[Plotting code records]

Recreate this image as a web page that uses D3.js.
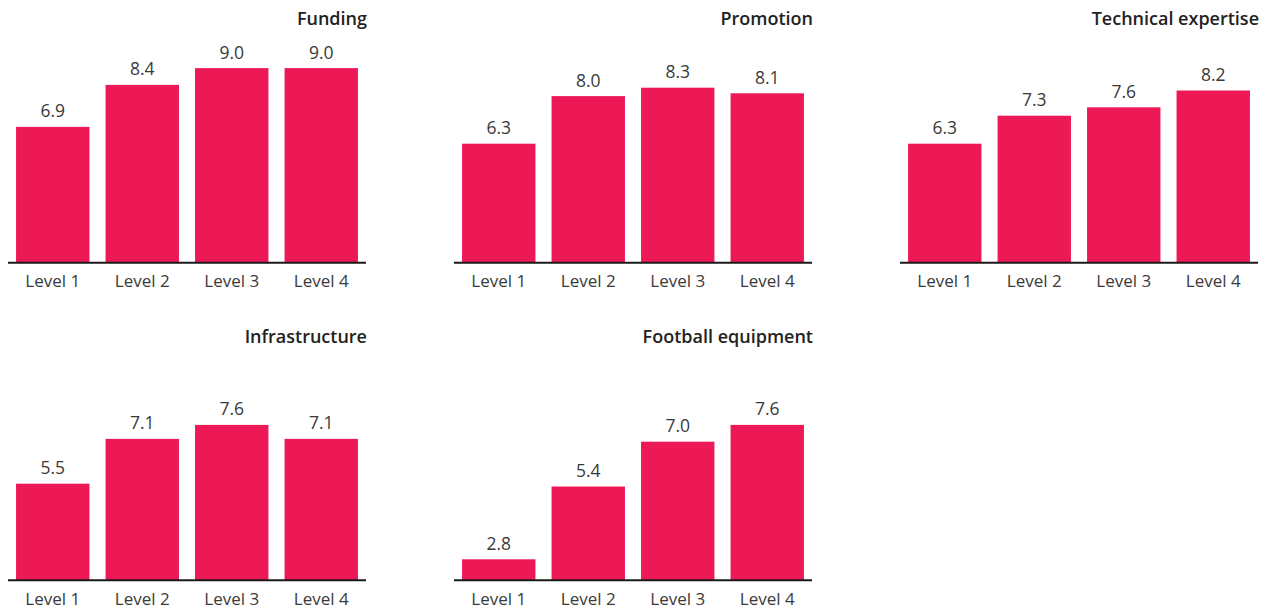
<!DOCTYPE html>
<html>
<head>
<meta charset="utf-8">
<script src="https://cdn.jsdelivr.net/npm/d3@7"></script>
<style>
  html, body { margin: 0; padding: 0; background: #fff; }
  svg { display: block; }
  text { font-family: "Open Sans", "Noto Sans", sans-serif; }
</style>
</head>
<body>
<svg id="chart" width="1274" height="609"></svg>
<script>
const levels = ["Level 1", "Level 2", "Level 3", "Level 4"];
const panelTitles = ["Funding", "Promotion", "Technical expertise", "Infrastructure", "Football equipment"];
const funding = [6.9, 8.4, 9.0, 9.0];
const promotion = [6.3, 8.0, 8.3, 8.1];
const technicalExpertise = [6.3, 7.3, 7.6, 8.2];
const infrastructure = [5.5, 7.1, 7.6, 7.1];
const footballEquipment = [2.8, 5.4, 7.0, 7.6];

const seriesList = [funding, promotion, technicalExpertise, infrastructure, footballEquipment];

const svg = d3.select("#chart");
const colOffsets = [8, 454, 900];
const rowBaselines = [262.7, 580.3];
const panelW = 358;
const barColor = "#ED1856";
const textColor = "#3a3a3a";

seriesList.forEach((vals, i) => {
  const col = i % 3, row = Math.floor(i / 3);
  const x0 = colOffsets[col];
  const base = rowBaselines[row];
  const g = svg.append("g");

  const x = d3.scaleBand().domain(levels).range([x0, x0 + panelW])
    .paddingInner(0.18).paddingOuter(0.09);
  const y = d3.scaleLinear().domain([2.05, 10]).range([base, base - 222.6]);

  g.selectAll("rect").data(vals).enter().append("rect")
    .attr("x", (d, j) => x(levels[j]))
    .attr("width", x.bandwidth())
    .attr("y", d => y(d))
    .attr("height", d => base - y(d))
    .attr("fill", barColor);

  g.selectAll("text.val").data(vals).enter().append("text")
    .attr("class", "val")
    .attr("x", (d, j) => x(levels[j]) + x.bandwidth() / 2)
    .attr("y", d => y(d) - 9.5)
    .attr("text-anchor", "middle")
    .attr("font-size", "17.5px")
    .attr("fill", textColor)
    .text(d => d3.format(".1f")(d));

  const axis = g.append("g")
    .attr("transform", `translate(0,${base})`)
    .call(d3.axisBottom(x).tickSize(0).tickPadding(0).tickSizeOuter(0));
  axis.select(".domain").attr("stroke", "#1a1a1a").attr("stroke-width", 2)
    .attr("d", `M${x0},0H${x0 + panelW}`);
  axis.selectAll(".tick text")
    .attr("dy", null)
    .attr("y", 24.8)
    .attr("font-size", "17px")
    .attr("font-family", "'Open Sans', 'Noto Sans', sans-serif")
    .attr("fill", textColor);

  g.append("text")
    .attr("x", x0 + panelW + 1)
    .attr("y", base - 237.7)
    .attr("text-anchor", "end")
    .attr("font-size", "18px")
    .attr("font-weight", "600")
    .attr("fill", "#222222")
    .text(panelTitles[i]);
});
</script>
</body>
</html>
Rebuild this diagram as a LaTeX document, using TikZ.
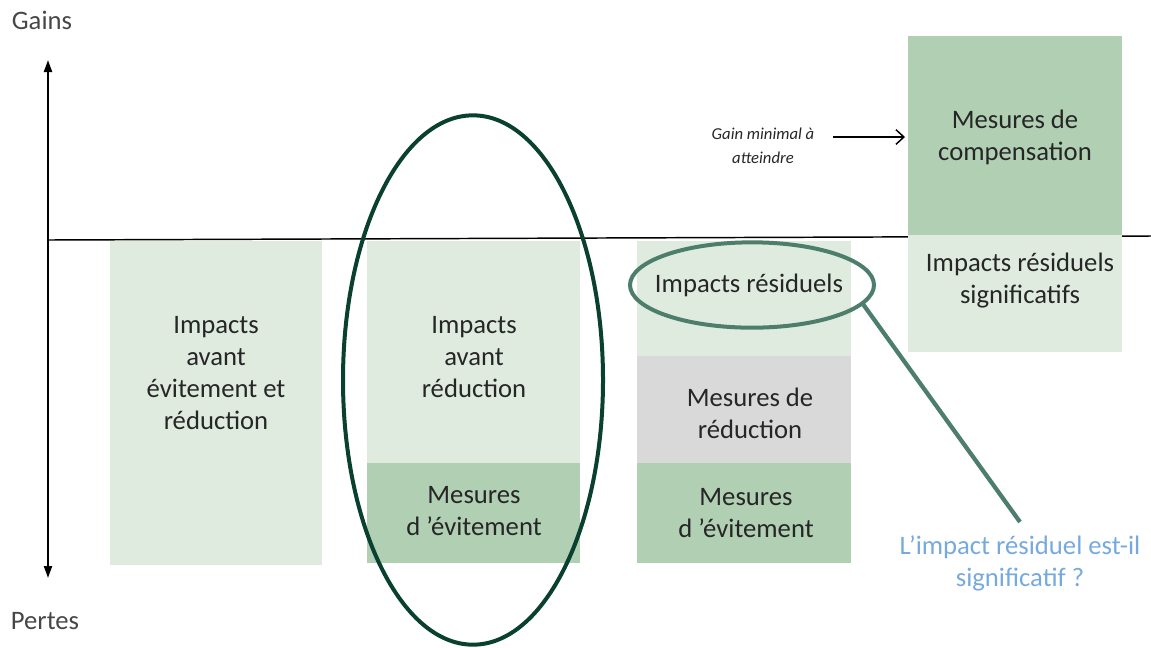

Your objective — Transcribe every record above exactly as written, leaving out any pictures.

Complete output —
Recreate this image as a web page that uses D3.js.
<!DOCTYPE html>
<html>
<head>
<meta charset="utf-8">
<script src="https://cdn.jsdelivr.net/npm/d3@7"></script>
<style>
  html, body { margin: 0; padding: 0; background: #fff; }
  svg { display: block; }
  text { font-family: "Open Sans", "Noto Sans", sans-serif; }
</style>
</head>
<body>
<svg id="chart" width="1274" height="609"></svg>
<script>
const levels = ["Level 1", "Level 2", "Level 3", "Level 4"];
const panelTitles = ["Funding", "Promotion", "Technical expertise", "Infrastructure", "Football equipment"];
const funding = [6.9, 8.4, 9.0, 9.0];
const promotion = [6.3, 8.0, 8.3, 8.1];
const technicalExpertise = [6.3, 7.3, 7.6, 8.2];
const infrastructure = [5.5, 7.1, 7.6, 7.1];
const footballEquipment = [2.8, 5.4, 7.0, 7.6];

const seriesList = [funding, promotion, technicalExpertise, infrastructure, footballEquipment];

const svg = d3.select("#chart");
const colOffsets = [8, 454, 900];
const rowBaselines = [262.7, 580.3];
const panelW = 358;
const barColor = "#ED1856";
const textColor = "#3a3a3a";

seriesList.forEach((vals, i) => {
  const col = i % 3, row = Math.floor(i / 3);
  const x0 = colOffsets[col];
  const base = rowBaselines[row];
  const g = svg.append("g");

  const x = d3.scaleBand().domain(levels).range([x0, x0 + panelW])
    .paddingInner(0.18).paddingOuter(0.09);
  const y = d3.scaleLinear().domain([2.05, 10]).range([base, base - 222.6]);

  g.selectAll("rect").data(vals).enter().append("rect")
    .attr("x", (d, j) => x(levels[j]))
    .attr("width", x.bandwidth())
    .attr("y", d => y(d))
    .attr("height", d => base - y(d))
    .attr("fill", barColor);

  g.selectAll("text.val").data(vals).enter().append("text")
    .attr("class", "val")
    .attr("x", (d, j) => x(levels[j]) + x.bandwidth() / 2)
    .attr("y", d => y(d) - 9.5)
    .attr("text-anchor", "middle")
    .attr("font-size", "17.5px")
    .attr("fill", textColor)
    .text(d => d3.format(".1f")(d));

  const axis = g.append("g")
    .attr("transform", `translate(0,${base})`)
    .call(d3.axisBottom(x).tickSize(0).tickPadding(0).tickSizeOuter(0));
  axis.select(".domain").attr("stroke", "#1a1a1a").attr("stroke-width", 2)
    .attr("d", `M${x0},0H${x0 + panelW}`);
  axis.selectAll(".tick text")
    .attr("dy", null)
    .attr("y", 24.8)
    .attr("font-size", "17px")
    .attr("font-family", "'Open Sans', 'Noto Sans', sans-serif")
    .attr("fill", textColor);

  g.append("text")
    .attr("x", x0 + panelW + 1)
    .attr("y", base - 237.7)
    .attr("text-anchor", "end")
    .attr("font-size", "18px")
    .attr("font-weight", "600")
    .attr("fill", "#222222")
    .text(panelTitles[i]);
});
</script>
</body>
</html>
Rebuild this diagram as a LaTeX document, using TikZ.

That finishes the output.